“Quando ho letto il libro di Fabio Bartolomei “L’ultima volta che siamo stati bambini” ho riso e pianto. Insomma, me ne sono innamorato e ho pensato che quella storia andasse portata al cinema”. Sono queste le parole pronunciate dall’attore Claudio Bisio, in occasione del suo esordio alla regia, per la trasposizione dell’omonimo libro, le cui riprese, alle battute finali, si sono svolte in Toscana e in Lazio, nel corso di sette settimane.
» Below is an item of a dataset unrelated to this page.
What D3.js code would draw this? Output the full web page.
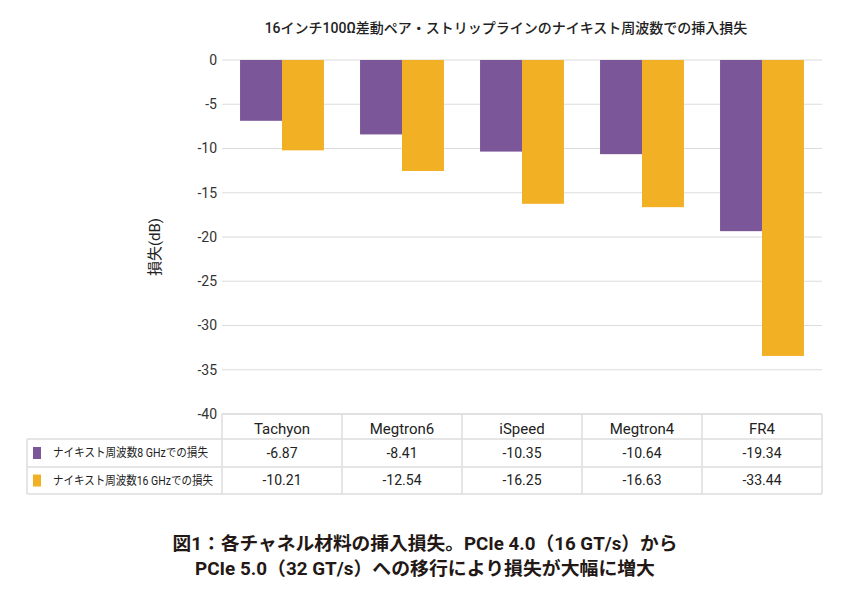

L’ultima volta che siamo stati bambini è ambientato durante il rastrellamento del ghetto di Roma del 1943 e racconta di Cosimo, Italo e Vanda, tre bambini con la tipica voglia di sognare e scoprire il mondo della loro età. Una spensieratezza infantile purtroppo negata, a causa della Seconda guerra mondiale. Messi di fronte alla scomparsa di un loro amico, Riccardo, si metteranno impavidi in viaggio, per salvarlo. Ma la loro fuga darà il via ad una seconda missione di soccorso, quella di una suora e di un militare in convalescenza, che si metteranno sulle loro tracce, per un inseguimento che non porterà che a scarsi risultati. I tre bambini sono infatti “armati” di entusiasmo, incoscienza e dal forte sentimento di amicizia, che li porterà avanti nella loro missione, guidati da una misteriosa mappa, tra avventure ad alto rischio e imprevisti. Alla fine incontreranno i famosi soldati tedeschi, dai quali erano sicuri che avrebbero riavuto indietro il loro Riccardo. E si faranno promesse importanti sugli adulti che vorranno diventare: sicuramente diversi da quelli che hanno provocato quella odiosa e violenta guerra.
Arrivato alla sua maturità artistica e personale, classe 1957, Claudio Bisio tenta così il grande salto alla regia, andando a toccare argomenti storici di rilievo e sentimenti universali, come l’amicizia e la purezza dell’infanzia per salvare il mondo. Un salto che non avviene completamente “al buio”, essendo la carriera del comico, attore, cabarettista, conduttore tv, molto articolata e composta anche di collaborazioni importanti. Bisio è infatti stato uno degli interpreti del film, Premio Oscar nel 1992, Mediterraneo, di Gabriele Salvatores, regista che lo ha voluto anche in Puerto Escondido, Nirvana, Kamikazen, Sud, Tournée. La sua carriera, specie quella degli esordi, è fatta di collaborazioni con alcuni dei principali autori del cinema italiano, come Francesco Rosi, ne La tregua, Mario Monicelli, per I Picari, Dino Risi, in Faccia da scemo, Giuseppe Bertolucci, in I Cammelli e La strana vita, Ugo Chiti, in Albergo Roma, Francesca Archibugi, ne Gli sdraiati, solo per citare i principali. Registi con i quali ha lavorato e che sicuramente gli hanno trasmesso tanto della loro arte, della loro visione artistica, del modo di fare cinema.
Anche se il nome di Claudio Bisio è strettamente legato alla carriera in tv, come conduttore di trasmissioni comiche di successo, come Zelig, a film tv, e anche se lo si può considerare il “principe della commedia italiana”, dai cinepanettoni (Indovina chi viene a Natale) a commedie di costume sull’Italia di oggi (Benvenuti al Sud, Benvenuti al Nord, Benvenuto Presidente, Bentornato Presidente, La gente che sta bene) a quelle firmate da Fausto Brizzi, Massimiliano Bruno e Alessandro Genovesi, la sua poliedricità saprà molto probabilmente fargli trovare il registro giusto per raccontare una storia importante, che porta in primo piano, in un contesto drammatico come quello della guerra, i sentimenti dei bambini, altra impresa non facile e per questo poco praticata nel cinema italiano.
Nel cast del film, Alessio Di Domenicoantonio, Vincenzo Sebastiani, Carlotta De Leonardis, Lorenzo Mc Govern, Federico Cesari e Marianna Fontana. Il soggetto è firmato da Fabio Bartolomei e Fabio Bonifacci, che ha scritto la sceneggiatura insieme allo stesso Claudio Bisio; la scenografia è curata da Paola Comencini, la fotografia da Italo Pietriccione e i costumi sono firmati da Beatrice Giannini.